:: Problem requirements ::
Exactly reproduce the entries, dropping any pictures from your copy.

:: Exercise material ::
<<<<

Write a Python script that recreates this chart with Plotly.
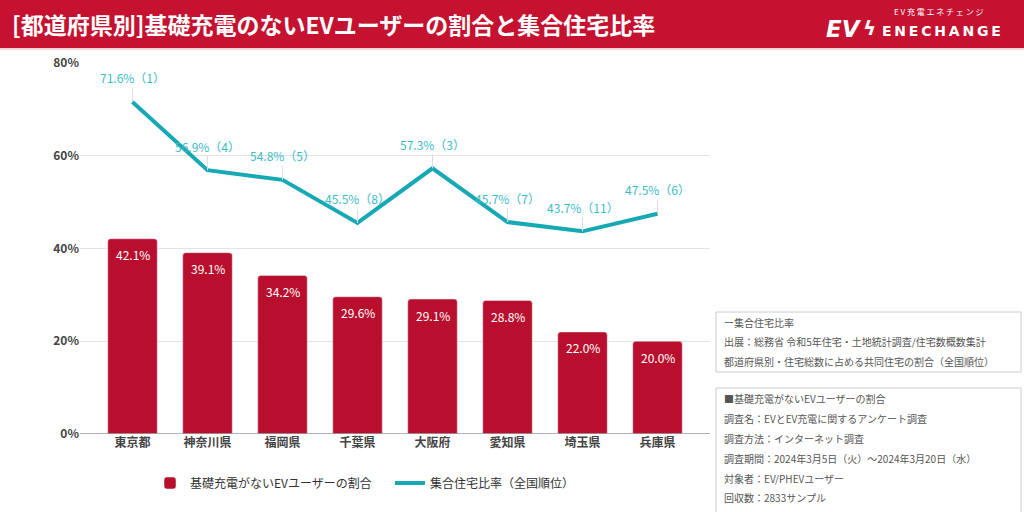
import plotly.graph_objects as go

# ---- data ----
prefectures = ["東京都", "神奈川県", "福岡県", "千葉県", "大阪府", "愛知県", "埼玉県", "兵庫県"]
no_home_charging_pct = [42.1, 39.1, 34.2, 29.6, 29.1, 28.8, 22.0, 20.0]
apartment_ratio_pct = [71.6, 56.9, 54.8, 45.5, 57.3, 45.7, 43.7, 47.5]
apartment_rank = [1, 4, 5, 8, 3, 7, 11, 6]
y_ticks = [0, 20, 40, 60, 80]
y_tick_labels = ["0%", "20%", "40%", "60%", "80%"]

title = "[都道府県別]基礎充電のないEVユーザーの割合と集合住宅比率"
bar_name = "基礎充電がないEVユーザーの割合"
line_name = "集合住宅比率（全国順位）"
note1 = ["ー集合住宅比率",
         "出展：総務省 令和5年住宅・土地統計調査/住宅数概数集計",
         "都道府県別・住宅総数に占める共同住宅の割合（全国順位）"]
note2 = ["■基礎充電がないEVユーザーの割合",
         "調査名：EVとEV充電に関するアンケート調査",
         "調査方法：インターネット調査",
         "調査期間：2024年3月5日（火）〜2024年3月20日（水）",
         "対象者：EV/PHEVユーザー",
         "回収数：2833サンプル"]

# ---- style ----
W, H = 1024, 512
L, R, T, B = 80, 314, 63, 78
BAR_RED = "#b80f2e"
HEAD_RED = "#c41230"
TEAL = "#17a9b3"
TEAL_TXT = "#3bbcc5"
FONT = "Noto Sans CJK JP"

PW = W - L - R
PH = H - T - B


def px(x):
    return (x - L) / PW


def py(y):
    return (H - B - y) / PH


fig = go.Figure()
fig.add_trace(go.Bar(
    x=prefectures, y=no_home_charging_pct, name=bar_name,
    marker=dict(color=BAR_RED, cornerradius=3), width=0.66,
))
fig.add_trace(go.Scatter(
    x=prefectures, y=apartment_ratio_pct, name=line_name, mode="lines",
    line=dict(color=TEAL, width=4),
))

annotations = []
for p, v in zip(prefectures, no_home_charging_pct):
    annotations.append(dict(
        x=p, y=v, xref="x", yref="y", text=f"{v:.1f}%", showarrow=False,
        yanchor="middle", yshift=-16,
        font=dict(family=FONT, size=12, color="white"),
    ))
for p, v, r in zip(prefectures, apartment_ratio_pct, apartment_rank):
    annotations.append(dict(
        x=p, y=v, xref="x", yref="y", text=f"{v:.1f}%（{r}）",
        showarrow=True, arrowhead=0, arrowwidth=1, arrowcolor="#dddddd",
        ax=0, ay=-24, standoff=0,
        font=dict(family=FONT, size=12, color=TEAL_TXT),
    ))

# header
annotations.append(dict(
    xref="paper", yref="paper", x=px(10), y=py(24), xanchor="left", yanchor="middle",
    text=f"<b>{title}</b>", showarrow=False,
    font=dict(family=FONT, size=23, color="white"),
))
annotations.append(dict(
    xref="paper", yref="paper", x=px(824), y=py(29), xanchor="left", yanchor="middle",
    text="<b><i>EV</i></b>", showarrow=False,
    font=dict(family="DejaVu Sans", size=23, color="white"),
))
annotations.append(dict(
    xref="paper", yref="paper", x=px(861), y=py(28), xanchor="left", yanchor="middle",
    text="<b>ϟ</b>", showarrow=False,
    font=dict(family="DejaVu Sans", size=20, color="white"),
))
annotations.append(dict(
    xref="paper", yref="paper", x=px(880), y=py(31), xanchor="left", yanchor="middle",
    text="<b>E\u2009N\u2009E\u2009C\u2009H\u2009A\u2009N\u2009G\u2009E</b>", showarrow=False,
    font=dict(family="DejaVu Sans", size=14, color="white"),
))
annotations.append(dict(
    xref="paper", yref="paper", x=px(892), y=py(11), xanchor="left", yanchor="middle",
    text="E V 充 電 エ ネ チ ェ ン ジ", showarrow=False,
    font=dict(family=FONT, size=8, color="white"),
))

# notes
for i, t in enumerate(note1):
    annotations.append(dict(
        xref="paper", yref="paper", x=px(722), y=py(322 + i * 19.5),
        xanchor="left", yanchor="middle", text=t, showarrow=False,
        font=dict(family=FONT, size=10, color="#555555"),
    ))
for i, t in enumerate(note2):
    annotations.append(dict(
        xref="paper", yref="paper", x=px(722), y=py(398 + i * 20),
        xanchor="left", yanchor="middle", text=t, showarrow=False,
        font=dict(family=FONT, size=10, color="#555555"),
    ))

shapes = [
    dict(type="rect", xref="paper", yref="paper", x0=px(0), x1=px(W), y0=py(0), y1=py(48),
         fillcolor=HEAD_RED, line=dict(width=0), layer="below"),
    dict(type="line", xref="paper", yref="paper", x0=px(0), x1=px(W), y0=py(49), y1=py(49),
         line=dict(color="#f2c4cc", width=1.5)),
    dict(type="rect", xref="paper", yref="paper", x0=px(716), x1=px(1021), y0=py(312), y1=py(372),
         line=dict(color="#cccccc", width=1), fillcolor="white"),
    dict(type="rect", xref="paper", yref="paper", x0=px(716), x1=px(1021), y0=py(388), y1=py(516),
         line=dict(color="#cccccc", width=1), fillcolor="white"),
    dict(type="line", xref="paper", yref="y", x0=0, x1=1, y0=0, y1=0,
         line=dict(color="#999999", width=1.5)),
]

fig.update_layout(
    width=W, height=H, margin=dict(l=L, r=R, t=T, b=B, autoexpand=False),
    paper_bgcolor="white", plot_bgcolor="white",
    font=dict(family=FONT, color="#333333"),
    showlegend=True,
    legend=dict(orientation="h", x=px(150), xanchor="left", y=py(483), yanchor="middle",
                font=dict(family=FONT, size=12, color="#333333"), itemwidth=30,
                entrywidth=195, entrywidthmode="pixels"),
    xaxis=dict(range=[-0.7, 7.7], showgrid=False, showline=False, ticks="",
               tickfont=dict(family=FONT, size=12, color="#444444", weight="bold")),
    yaxis=dict(range=[0, 80], tickvals=y_ticks, ticktext=y_tick_labels, showgrid=True,
               gridcolor="#e3e3e3", gridwidth=1, zeroline=False, showline=False,
               tickfont=dict(family=FONT, size=12, color="#444444", weight="bold")),
    annotations=annotations, shapes=shapes, bargap=0.34,
)

fig.write_html("out.html", config={"displayModeBar": False},
               post_script="document.body.style.margin='0';")
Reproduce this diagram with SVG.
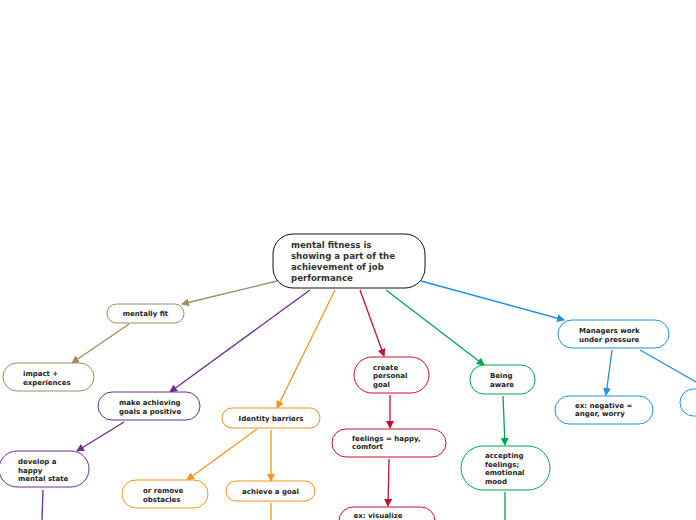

>>>>

:: Worked solution ::
Write a Python script that recreates this chart with Plotly.
import plotly.graph_objects as go

# ---- data ----
prefectures = ["東京都", "神奈川県", "福岡県", "千葉県", "大阪府", "愛知県", "埼玉県", "兵庫県"]
no_home_charging_pct = [42.1, 39.1, 34.2, 29.6, 29.1, 28.8, 22.0, 20.0]
apartment_ratio_pct = [71.6, 56.9, 54.8, 45.5, 57.3, 45.7, 43.7, 47.5]
apartment_rank = [1, 4, 5, 8, 3, 7, 11, 6]
y_ticks = [0, 20, 40, 60, 80]
y_tick_labels = ["0%", "20%", "40%", "60%", "80%"]

title = "[都道府県別]基礎充電のないEVユーザーの割合と集合住宅比率"
bar_name = "基礎充電がないEVユーザーの割合"
line_name = "集合住宅比率（全国順位）"
note1 = ["ー集合住宅比率",
         "出展：総務省 令和5年住宅・土地統計調査/住宅数概数集計",
         "都道府県別・住宅総数に占める共同住宅の割合（全国順位）"]
note2 = ["■基礎充電がないEVユーザーの割合",
         "調査名：EVとEV充電に関するアンケート調査",
         "調査方法：インターネット調査",
         "調査期間：2024年3月5日（火）〜2024年3月20日（水）",
         "対象者：EV/PHEVユーザー",
         "回収数：2833サンプル"]

# ---- style ----
W, H = 1024, 512
L, R, T, B = 80, 314, 63, 78
BAR_RED = "#b80f2e"
HEAD_RED = "#c41230"
TEAL = "#17a9b3"
TEAL_TXT = "#3bbcc5"
FONT = "Noto Sans CJK JP"

PW = W - L - R
PH = H - T - B


def px(x):
    return (x - L) / PW


def py(y):
    return (H - B - y) / PH


fig = go.Figure()
fig.add_trace(go.Bar(
    x=prefectures, y=no_home_charging_pct, name=bar_name,
    marker=dict(color=BAR_RED, cornerradius=3), width=0.66,
))
fig.add_trace(go.Scatter(
    x=prefectures, y=apartment_ratio_pct, name=line_name, mode="lines",
    line=dict(color=TEAL, width=4),
))

annotations = []
for p, v in zip(prefectures, no_home_charging_pct):
    annotations.append(dict(
        x=p, y=v, xref="x", yref="y", text=f"{v:.1f}%", showarrow=False,
        yanchor="middle", yshift=-16,
        font=dict(family=FONT, size=12, color="white"),
    ))
for p, v, r in zip(prefectures, apartment_ratio_pct, apartment_rank):
    annotations.append(dict(
        x=p, y=v, xref="x", yref="y", text=f"{v:.1f}%（{r}）",
        showarrow=True, arrowhead=0, arrowwidth=1, arrowcolor="#dddddd",
        ax=0, ay=-24, standoff=0,
        font=dict(family=FONT, size=12, color=TEAL_TXT),
    ))

# header
annotations.append(dict(
    xref="paper", yref="paper", x=px(10), y=py(24), xanchor="left", yanchor="middle",
    text=f"<b>{title}</b>", showarrow=False,
    font=dict(family=FONT, size=23, color="white"),
))
annotations.append(dict(
    xref="paper", yref="paper", x=px(824), y=py(29), xanchor="left", yanchor="middle",
    text="<b><i>EV</i></b>", showarrow=False,
    font=dict(family="DejaVu Sans", size=23, color="white"),
))
annotations.append(dict(
    xref="paper", yref="paper", x=px(861), y=py(28), xanchor="left", yanchor="middle",
    text="<b>ϟ</b>", showarrow=False,
    font=dict(family="DejaVu Sans", size=20, color="white"),
))
annotations.append(dict(
    xref="paper", yref="paper", x=px(880), y=py(31), xanchor="left", yanchor="middle",
    text="<b>E\u2009N\u2009E\u2009C\u2009H\u2009A\u2009N\u2009G\u2009E</b>", showarrow=False,
    font=dict(family="DejaVu Sans", size=14, color="white"),
))
annotations.append(dict(
    xref="paper", yref="paper", x=px(892), y=py(11), xanchor="left", yanchor="middle",
    text="E V 充 電 エ ネ チ ェ ン ジ", showarrow=False,
    font=dict(family=FONT, size=8, color="white"),
))

# notes
for i, t in enumerate(note1):
    annotations.append(dict(
        xref="paper", yref="paper", x=px(722), y=py(322 + i * 19.5),
        xanchor="left", yanchor="middle", text=t, showarrow=False,
        font=dict(family=FONT, size=10, color="#555555"),
    ))
for i, t in enumerate(note2):
    annotations.append(dict(
        xref="paper", yref="paper", x=px(722), y=py(398 + i * 20),
        xanchor="left", yanchor="middle", text=t, showarrow=False,
        font=dict(family=FONT, size=10, color="#555555"),
    ))

shapes = [
    dict(type="rect", xref="paper", yref="paper", x0=px(0), x1=px(W), y0=py(0), y1=py(48),
         fillcolor=HEAD_RED, line=dict(width=0), layer="below"),
    dict(type="line", xref="paper", yref="paper", x0=px(0), x1=px(W), y0=py(49), y1=py(49),
         line=dict(color="#f2c4cc", width=1.5)),
    dict(type="rect", xref="paper", yref="paper", x0=px(716), x1=px(1021), y0=py(312), y1=py(372),
         line=dict(color="#cccccc", width=1), fillcolor="white"),
    dict(type="rect", xref="paper", yref="paper", x0=px(716), x1=px(1021), y0=py(388), y1=py(516),
         line=dict(color="#cccccc", width=1), fillcolor="white"),
    dict(type="line", xref="paper", yref="y", x0=0, x1=1, y0=0, y1=0,
         line=dict(color="#999999", width=1.5)),
]

fig.update_layout(
    width=W, height=H, margin=dict(l=L, r=R, t=T, b=B, autoexpand=False),
    paper_bgcolor="white", plot_bgcolor="white",
    font=dict(family=FONT, color="#333333"),
    showlegend=True,
    legend=dict(orientation="h", x=px(150), xanchor="left", y=py(483), yanchor="middle",
                font=dict(family=FONT, size=12, color="#333333"), itemwidth=30,
                entrywidth=195, entrywidthmode="pixels"),
    xaxis=dict(range=[-0.7, 7.7], showgrid=False, showline=False, ticks="",
               tickfont=dict(family=FONT, size=12, color="#444444", weight="bold")),
    yaxis=dict(range=[0, 80], tickvals=y_ticks, ticktext=y_tick_labels, showgrid=True,
               gridcolor="#e3e3e3", gridwidth=1, zeroline=False, showline=False,
               tickfont=dict(family=FONT, size=12, color="#444444", weight="bold")),
    annotations=annotations, shapes=shapes, bargap=0.34,
)

fig.write_html("out.html", config={"displayModeBar": False},
               post_script="document.body.style.margin='0';")
Reproduce this diagram with SVG.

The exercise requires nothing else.